A Flight to the Top

December 10, 2011  |  Posted in: Members' Blog - Stuttering Perspectives   |  By:   |   1 Comment

Imagine knowing exactly what you want to say but not being able to say it. That is the challenge stutterers face on a daily basis. As a person who has stuttered since childhood, every aspect of my life has been affected by this speech impediment; whether it is introducing myself to someone, ordering food in a restaurant or simply answering the phone. What most people consider to be an everyday “norm,” I consider a major obstacle. For over 20 years, I allowed my stutter to control me. I would avoid social situations, I would only order food that I knew I could pronounce without stuttering and I would let the phone ring unanswered.

As a child, I had my share of strange looks, people finishing my sentences and avoidance.  Over time, these awkward moments took a toll on my self-esteem. I became withdrawn and tended to rely greatly upon my twin brother, who did not stutter, to speak for me. He was my crutch. Upon entering high school, we went to different schools and I had to find a new way to, so-called “fix,” the situation. My solution was to avoid speaking at all costs. For those four years, I rarely raised my hand and avoided giving presentations at all costs. In my mind, I was not going to let anyone, under any circumstances, know I stuttered. My teachers knew I was a good student because my written work proved it but the whole time I was thinking to myself, “Boy! Am I lucky!” This continued on through college where I continued to implement this “wonderful plan of mine.”

After graduating college, I entered the workforce. My life-long dream was to work for the NY Rangers hockey organization. Due to unforeseen circumstances, I did not obtain a position with them. Instead, I worked for an architectural company in Manhattan. It was a small office and I was left alone for a good portion of the day. Once again, I found a way to adapt to the situation at hand and hide my stuttering. However, after two years something was not right. At first I could not put my finger on it. Finally, it came to me. Simply put: I was not happy. I just could not picture myself having this position for the rest of my life. I am always up for a challenge and this job was the same routine every day. Something needed to give. My mother suggested that I become a teacher. I enjoyed working with kids and helping others. Although at first I was quite skeptical, for the first time in my life, I took the plunge and began the process of applying to an education graduate program. Since then, I have yet to have any regrets.
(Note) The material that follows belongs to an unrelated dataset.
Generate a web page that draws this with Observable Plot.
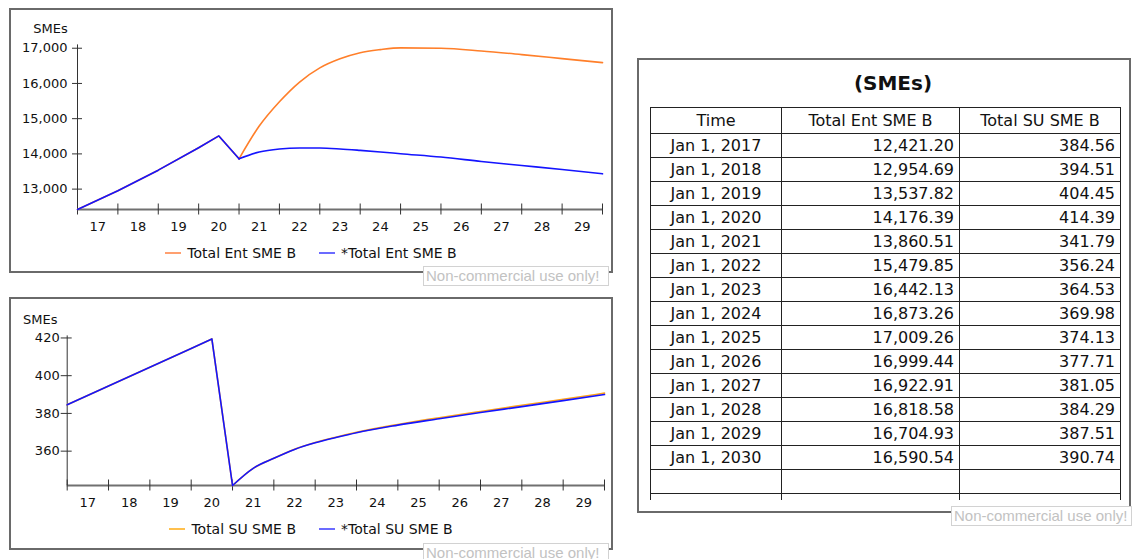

I can proudly say that I have been a special education teacher for the past five years. No longer do I have a job, but I have a career. I now order what I want from a restaurant and the phone no longer rings unanswered. When a situation arises, I do not run and hide, but I face it knowing that in the end, I am being true to myself. I am a coach for a local softball organization and give back to the community as often as possible. Granted, there are times that my speech gets the best of me but rather than focus on the negative, I try to learn from these situations.

Since joining the NSA Queens chapter, I have found a new family. Although we come from various backgrounds and have different lives, we all have one common factor: we stutter and we try our best to accept this aspect of our lives rather than fight it.

-Christina S.

Disclaimer: Please note that the information and opinions expressed in the articles contained in the Blog section of the NSA Queens Chapter website do not necessarily concur with the views or beliefs of the National Stuttering Association (NSA) or the Queens Chapter of the NSA. They are the opinion of each individual contributing author who attends the Queens chapter.

1 Comment for this entry

  • Diana Cepeda

    December 13th, 2011 on 3:53 am

    It was really nice meeting you at the last meeting in Queens. I was really happy to read your story and everything you over came. It gives me hope that I can also push myself for a change.